The Snapshot
My daughter’s camera and new perspectives
Elisa and I found the fiestas in Otavalo.
During Inti Raymi, the celebration of the pachamama, which is centered around summer solstice, the indigenous people of Otavalo (Ecuador) dress up in costumes, make offerings to the sun god, Inti, and bask in general revelry for an entire week. So when baby Lucia fell asleep early, it was our chance for a night out together, just me and Elisa.
It was already dark when we started walking down the steep cobblestone roads of Otavalo. Hand in hand, we talked about searching for the fiesta, the sounds of the music coming from nearby homes, and how the violin is a cousin of the guitar. In the US, these instruments are objects of academia, a lost art form that we teach our kids about for one hour a week, if they are lucky. Here in Otavalo, the men tune their violins in the street, and guitars seem to outnumber the cars.
I asked Elisa if she liked taking photographs.

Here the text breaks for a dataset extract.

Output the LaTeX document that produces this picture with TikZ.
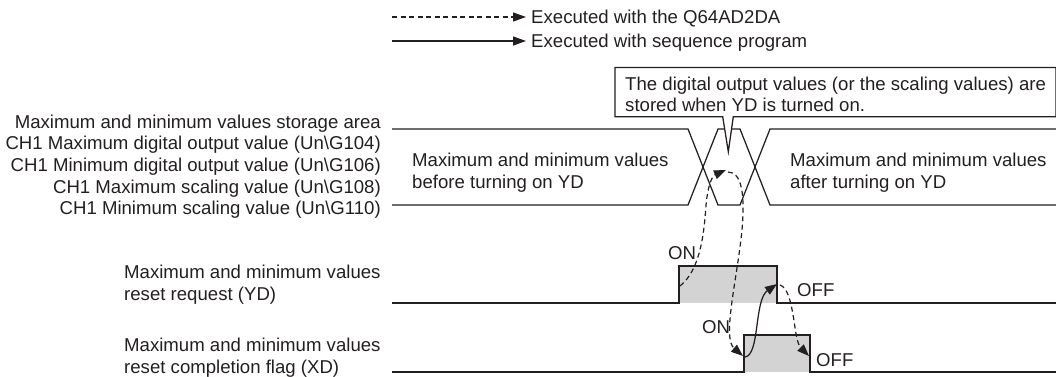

Before setting off on this 10-month road trip across South America, we gave her an old digital camera. Since then, she has charged the battery three times, using it to document her own journey, taking a lot of photos of Mino, her sister, her stuffed cat, Jinx, and random signs. Capturing the fiestas was her biggest photography challenge to date.
We were on our way to the Plaza de Ponchos, where Inti Raymi fiesta-makers were already banging drums and blowing flutes. Leading up to the plaza a series of tents marked where the walking concerts of 10–20 people were supposed to stop on their way down the street. Under each tent, they danced in circles while singing songs, orbiting the violin, guitars and drums playing sun-inspired rhythms. Elisa quickly set up for her first shot, laughing with the people, pointing her lens, reviewing each foto, deciding if she should erase then and there, or if it was good enough and made the cut. She looked for colorfully decorated masks with exaggerated noses and long stringy hair. I gave her a few tips on where to stand, and off she went, shooting an episode of Otavalo’s famous Inti Raymi festivities.
Campervan travel can be slow and steady. Its plodding nature allows you to feel those gradual transitions that take place over long distances and over time. From Bogota to Otavalo-some 1,500 kilometers-everything from the vegetation to the humidity, from the personalities to the language, changes. Colombia and Ecuador have a lot in common: volcanoes, páramos, and Pacific coastal beaches, but from one country to another, the economies change, musical instruments vary, and the food is as different as potato soup is from fried guinea pig.
Let’s say you start on the Caribbean and you move south toward Ecuador and Peru, the people change: from boisterous, loud-mouthed, costeños, who are never too tired to dance, to tight-lipped, introverted indigenous communities, who show little interest in interaction and might prefer to do it in Quechua instead of Spanish.
They say humans are shaped by geography; in the tropics of Latin America, coastal towns and cities, where afro populations have flourished, are embodied by hip-swinging caliente latinos, whereas in the highlands, among these vast, austere spaces, where the people are battered by the sun, wind, and cold, geography has molded a folk who may like to dance, but prefer to do it wearing a mask, in the name of their gods.
Through the camera lens, Elisa has been gifted a series of new perspectives from her back seat van cushion, from sea level to 4.000 meters in elevation. Because it is never the same to reach a destination by airplane as it is to reach it walking, hiking, biking, or in our case, driving in a campervan.
Hopefully one day, when Eli is a plucky teenager with a mind to follow her passions, she can go back to these digital memories, and see all the spaces in between, the ones that connected the dots signify the transition from one world to the next. And then this way, maybe she’ll learn to appreciate them more.